AUSWIRKUNG EINES RUHETAGES AUF DIE WHOOP ERHOLUNG

Die Informationen stammen aus einem umfangreichen Datensatz über „rote“ Tage von WHOOP Mitgliedern. Die WHOOP Erholung sagt uns, dass ihr Körper an einem solchen roten Tag nicht auf weitere Belastung ausgelegt ist. Diese Erkenntnis stützt sich in erster Linie auf die Variablen des Nervensystems. Die große Frage lautet nun: Wie wirkt sich die Trainingsbelastung an einem roten Tag auf die WHOOP Variablen am nächsten Tag aus? WHOOP Mitglieder, die an einem roten Tag eine erholsame (niedrige) Belastung verzeichneten, wiesen eine 2,3-mal geringere Wahrscheinlichkeit für einen weiteren roten Tag auf als Mitglieder, die sich „überlasteten“, also eine Belastung oberhalb der Empfehlung aufbauten. Darüber hinaus konnten 85 % der Mitglieder, die an einem roten Tag eine erholsame Belastung aufwiesen, einen zweiten roten Tag vermeiden. Überlastung an einem roten Tag hingegen bedeutete eine 46-prozentige Chance auf einen weiteren roten Tag, und Mitglieder mit zwei roten Tagen in Folge verzeichneten mit einer Wahrscheinlichkeit von etwa einem Drittel auch noch einen dritten roten Tag.

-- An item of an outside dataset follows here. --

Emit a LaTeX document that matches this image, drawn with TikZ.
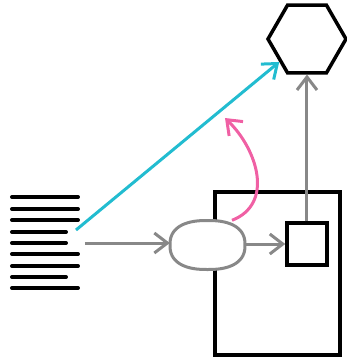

strain on red recovery day
EINE HÖHERE BELASTUNG AN EINEM ROTEN TAG ERHÖHT DIE WAHRSCHEINLICHKEIT, AM NÄCHSTEN TAG IM ROTEN BEREICH ZU BLEIBEN, UND VERRINGERT DIE WAHRSCHEINLICHKEIT, WIEDER IN DEN GRÜNEN BEREICH ZU KOMMEN.

Am problematischsten ist hier die ununterbrochene Abfolge roter Tage, die bei kontinuierlichem hartem Training auftritt, und welche Auswirkungen dies auf das Nervensystem hat. Ein Tag hier oder da, an dem die HFV sinkt, ist normal und wird die Anpassungsfähigkeit wahrscheinlich nicht groß beeinträchtigen. Aber die Häufung von solchen roten Tagen kann sich nicht nur auf die Leistung, sondern auch auf die langfristige Gesundheit auswirken. ERKENNTNIS: Überbelastung an roten Tagen kann ein Risiko für deine langfristige Gesundheit und Leistungsfähigkeit darstellen.  

FAZIT

Unsere Überzeugung ist, dass jeder Sportler einmal pro Woche einen vollständigen Ruhetag einlegen sollte. Wir können nicht täglich das Blutbild überprüfen oder Hormonmessungen im Speichel durchführen, doch glücklicherweise gibt uns WHOOP wertvolle Einblicke, wie der Körper tatsächlich auf Belastungen reagiert. Unsere Beobachtungen decken sich mit den Erkenntnissen aus den WHOOP Daten: Wenn Sportler es versäumen, dem Körper durch konsequente Ruhe und Erholung eine Gelegenheit zur Anpassung zu geben, können sie noch so viel trainieren – ihre Leistung wird bestenfalls stagnieren, und im schlimmsten Fall drohen ernsthafte Verletzungen. Deshalb: Sei stolz auf deine Ruhetage. Nicht dein Training macht dich zum Champion. Sondern deine Erholung.